On June 11, the Reverend Mary Edwards, of the village of Collingbourne Ducis in the UK, demanded that all members of her parish report to the village recreation ground for archery practice as required by a medieval law that has never been repealed. Or at least that’s what she claimed.
“It’s an unrepealed law from some time in the Middle Ages,” said Rev. Edwards, “and I can call all the men—but I’ve extended it to all people—in the parish to archery practice.” This is where I started to get suspicious, because even if this law were still in effect, I doubted a local reverend would have the right to extend it unilaterally. While I am always happy to see somebody invoking an unrepealed medieval law, and I have no problem with archery in general, the research she cited did not seem especially ironclad. And, in fact, it appears that the archery requirement was repealed quite a while ago.
While I would have preferred to fly to England and go rummaging through the Parliamentary Archives to confirm this personally, I had a deadline to meet, plus I am not especially welcome there anymore because of what I see as a simple misunderstanding as to whether their reading rooms are clothing-optional. So I have relied on the Internet, which is less authoritative but also less judgmental.
It is clear that there were laws requiring archery practice dating back to at least the 13th century. The motive was to make sure England had enough men trained to use the longbow, which for centuries was a crucial weapon for the English. (The most famous example is Agincourt, a battle that Henry V won in 1415 and is still going on about.) The training requirement was usually combined with prohibitions on other kinds of games and sports so that people would focus on archery instead of, for example, “tennis, football, [quoits], dice” and other “games inappropriate.” 12 Rich. II, c.6 (1388); see also 11 Hen. IV, c.4 (1409) (adding handball to the blacklist). The point was not so much to condemn games as to make sure they did not get in the way of longbow training. In other words, they saw nothing morally wrong with tennis, it’s just that it is hard to kill a French knight with a tennis ball, no matter how good your serve is.
In 1511, the requirement was expanded by “An Act concerning Shooting in Long Bows,” even though by then the importance of the bow was declining. 3 Hen. VIII, c.3 (1511). This law provided that “All Sorts of Men under the Age of Forty Years shall have Bows and Arrows” and practice using them. The playing of games continued, however, and in 1541 the law was expanded yet again by “An Act for the Maintenance of Artillery, and debarring unlawful Games,” the preamble to which declares that said games were believed to be the “Cause of the Decay of Archery” skills in England. 33 Hen. VIII, c.9 (1541). (There was another very important cause by then, namely guns—or, more specifically, bullets—but games always seem to get blamed for social problems.) The archery requirement was extended to all men under 60, and the list of banned games was expanded. As before, though, these restrictions did not apply to the aristocracy. They tended to become knights, not archers, plus they had the God-given right to play games if they liked. According to them, that is, not God.
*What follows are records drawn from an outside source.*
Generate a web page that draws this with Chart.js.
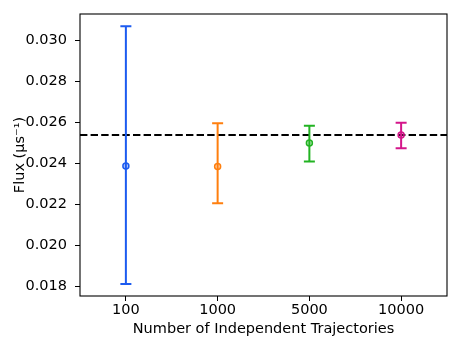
<!DOCTYPE html>
<html>
<head>
<meta charset="utf-8">
<script src="https://cdn.jsdelivr.net/npm/chart.js@4.4.0/dist/chart.umd.min.js"></script>
<style>
  body { margin: 0; background: #fff; }
  canvas { display: block; }
</style>
</head>
<body>
<canvas id="chart" width="461" height="346"></canvas>
<script>
/* ================= DATA ================= */
const categories = ["100", "1000", "5000", "10000"];
const fluxMean = [0.02387, 0.02384, 0.02499, 0.02537];
const fluxLower = [0.01811, 0.02205, 0.02408, 0.02473];
const fluxUpper = [0.03067, 0.02595, 0.02582, 0.02597];
const referenceFlux = 0.02538;
const yTicks = [0.018, 0.020, 0.022, 0.024, 0.026, 0.028, 0.030];
const pointColors = ["#1c5bf0", "#ff7f0e", "#22b322", "#d4168a"];

const FONT = "'DejaVu Sans', sans-serif";
const FONT_SIZE = 14.5;

/* ================= ERROR BARS + REF LINE ================= */
const errorBarPlugin = {
    id: "errorBars",
    beforeDatasetsDraw(chart) {
        const { ctx, chartArea, scales: { x, y } } = chart;
        ctx.save();

        // dashed reference line
        const yr = y.getPixelForValue(referenceFlux);
        ctx.strokeStyle = "#000";
        ctx.lineWidth = 2;
        ctx.setLineDash([7.4, 3.2]);
        ctx.beginPath();
        ctx.moveTo(chartArea.left, yr);
        ctx.lineTo(chartArea.right, yr);
        ctx.stroke();
        ctx.setLineDash([]);

        // error bars
        categories.forEach((c, i) => {
            const px = x.getPixelForValue(i);
            const yl = y.getPixelForValue(fluxLower[i]);
            const yu = y.getPixelForValue(fluxUpper[i]);
            ctx.strokeStyle = pointColors[i];
            ctx.lineWidth = 2;
            ctx.beginPath();
            ctx.moveTo(px, yl);
            ctx.lineTo(px, yu);
            ctx.moveTo(px - 5.5, yl);
            ctx.lineTo(px + 5.5, yl);
            ctx.moveTo(px - 5.5, yu);
            ctx.lineTo(px + 5.5, yu);
            ctx.stroke();
        });
        ctx.restore();
    },
    afterDraw(chart) {
        const { ctx, chartArea } = chart;
        ctx.save();
        ctx.strokeStyle = "#000";
        ctx.lineWidth = 1.1;
        ctx.strokeRect(chartArea.left, chartArea.top,
            chartArea.right - chartArea.left, chartArea.bottom - chartArea.top);
        ctx.restore();
    }
};

/* ================= CHART ================= */
new Chart(document.getElementById("chart"), {
    type: "line",
    data: {
        labels: categories,
        datasets: [{
            data: fluxMean,
            showLine: false,
            pointRadius: 3,
            pointBorderWidth: 1.5,
            pointBorderColor: pointColors,
            pointBackgroundColor: pointColors.map(c => c + "55")
        }]
    },
    options: {
        responsive: false,
        devicePixelRatio: 1,
        animation: false,
        layout: { padding: { left: 0, top: 14, right: 14, bottom: 0 } },
        plugins: {
            legend: { display: false },
            tooltip: { enabled: false }
        },
        scales: {
            x: {
                type: "category",
                offset: true,
                grid: {
                    display: true,
                    drawOnChartArea: false,
                    tickLength: 5,
                    tickColor: "#000",
                    tickWidth: 1
                },
                border: { display: false },
                ticks: {
                    color: "#000",
                    padding: 1,
                    maxRotation: 0,
                    font: { family: FONT, size: FONT_SIZE }
                },
                title: {
                    display: true,
                    text: "Number of Independent Trajectories",
                    color: "#000",
                    padding: { top: 0, bottom: 8 },
                    font: { family: FONT, size: FONT_SIZE }
                },
                afterFit(scale) {
                    scale.height = 50;
                    scale.paddingLeft = 0;
                    scale.paddingRight = 0;
                }
            },
            y: {
                min: 0.01753,
                max: 0.03127,
                grid: {
                    display: true,
                    drawOnChartArea: false,
                    tickLength: 5,
                    tickColor: "#000",
                    tickWidth: 1
                },
                border: { display: false },
                ticks: {
                    color: "#000",
                    padding: 8,
                    font: { family: FONT, size: FONT_SIZE },
                    callback: v => v.toFixed(3)
                },
                afterBuildTicks(scale) {
                    scale.ticks = yTicks.map(v => ({ value: v }));
                },
                title: {
                    display: true,
                    text: "Flux (μs⁻¹)",
                    color: "#000",
                    padding: { top: 12, bottom: 0 },
                    font: { family: FONT, size: FONT_SIZE }
                },
                afterFit(scale) {
                    scale.width = 80;
                    scale.paddingTop = 0;
                    scale.paddingBottom = 0;
                }
            }
        }
    },
    plugins: [errorBarPlugin]
});
</script>
</body>
</html>
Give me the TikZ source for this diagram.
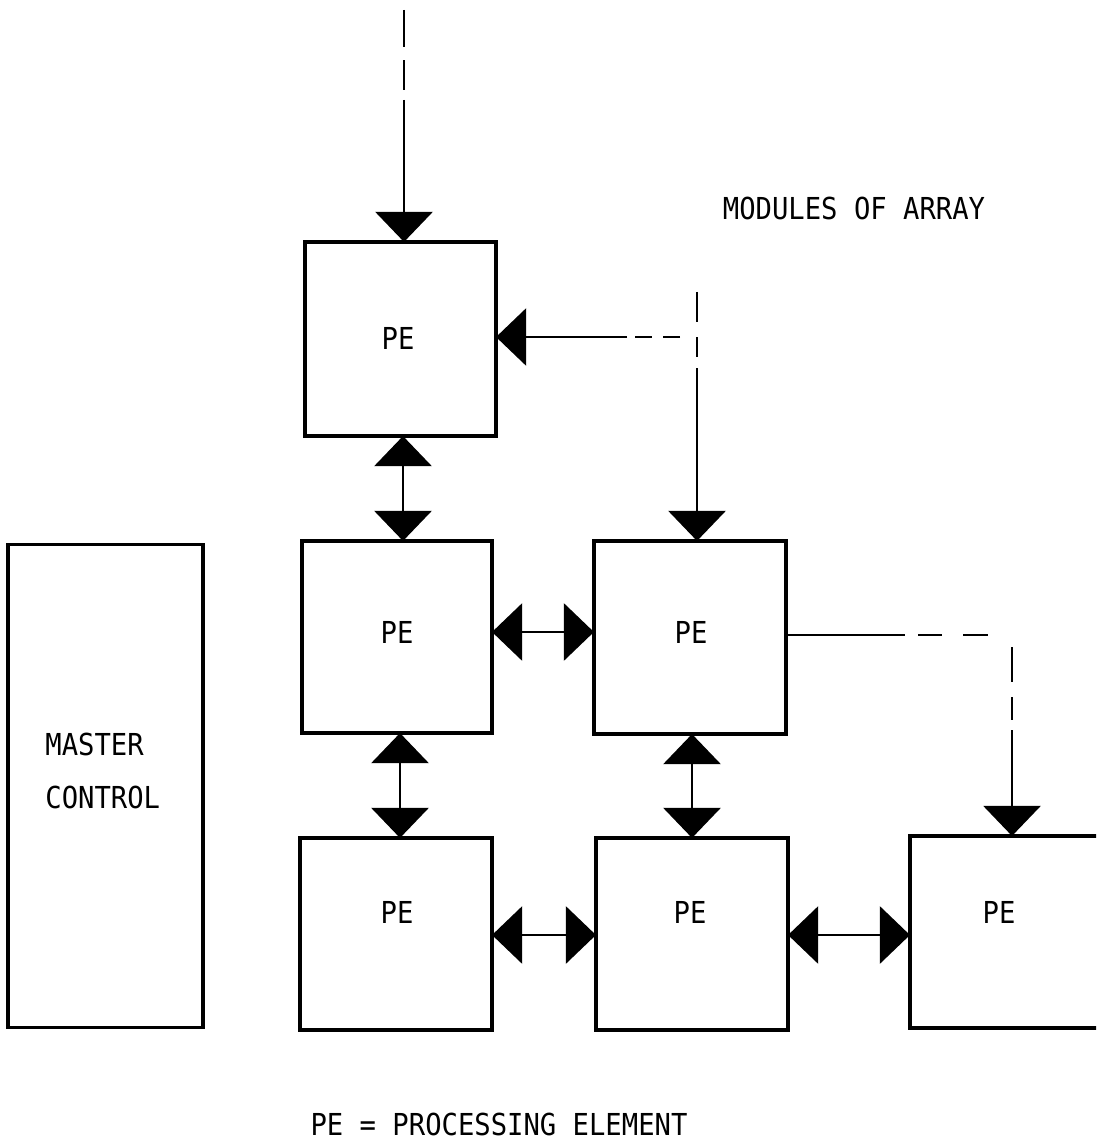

At least some of this was still on the books well into the 19th century, but was probably repealed during the reign of Queen Victoria. In 1845, “An Act to Amend the Law concerning Games and Wagers” repealed any part of King Henry’s 1541 law making any “Game of Skill” unlawful or “which enacts any Penalty for lacking Bows or Arrows . . . or which regulates the making, selling, or using of Bows and Arrows . . . .” 8 & 9 Vict., c.109 (1845); see also Statute Law Revision Act, 26 & 27 Vict. c.125 (1863) (repealing the 1511 law). If any of the older stuff survived, it was most likely repealed by more recent acts intended to get some of the ancient stuff off the books. See, e.g. Statute Law (Repeals) Act 1969, c. 52 (repealing laws dating back to 1297). So, while I could not definitively resolve this because of The Reading Room Incident, it appears that Rev. Edwards’ parishioners were not legally required to respond to her summons. I believe that, under other possibly unrepealed laws dating back to Henry VIII, the villagers now have the right to confiscate all church property and to declare themselves divorced.
Rev. Edwards did not impose any penalty for not showing up, and in fact those who did show were rewarded with a barbecue. So no harm done, and England is probably at least a little safer now, just in case the French ever become threatening again. But, eventually, Rev. Edwards admitted that the defense of the realm was not the primary goal of the event. “We are celebrating the building of a new loo in the church,” she said.
Surely the parishioners would have come out to celebrate that anyway.
Note: This item previously appeared (without citations) on Forbes.com, for which I am now writing a weekly column that strangely enough is also called “Lowering the Bar.” Those columns will show up here a week after they first run. This column on medieval archery law was my first one for Forbes and, surprisingly, not my last.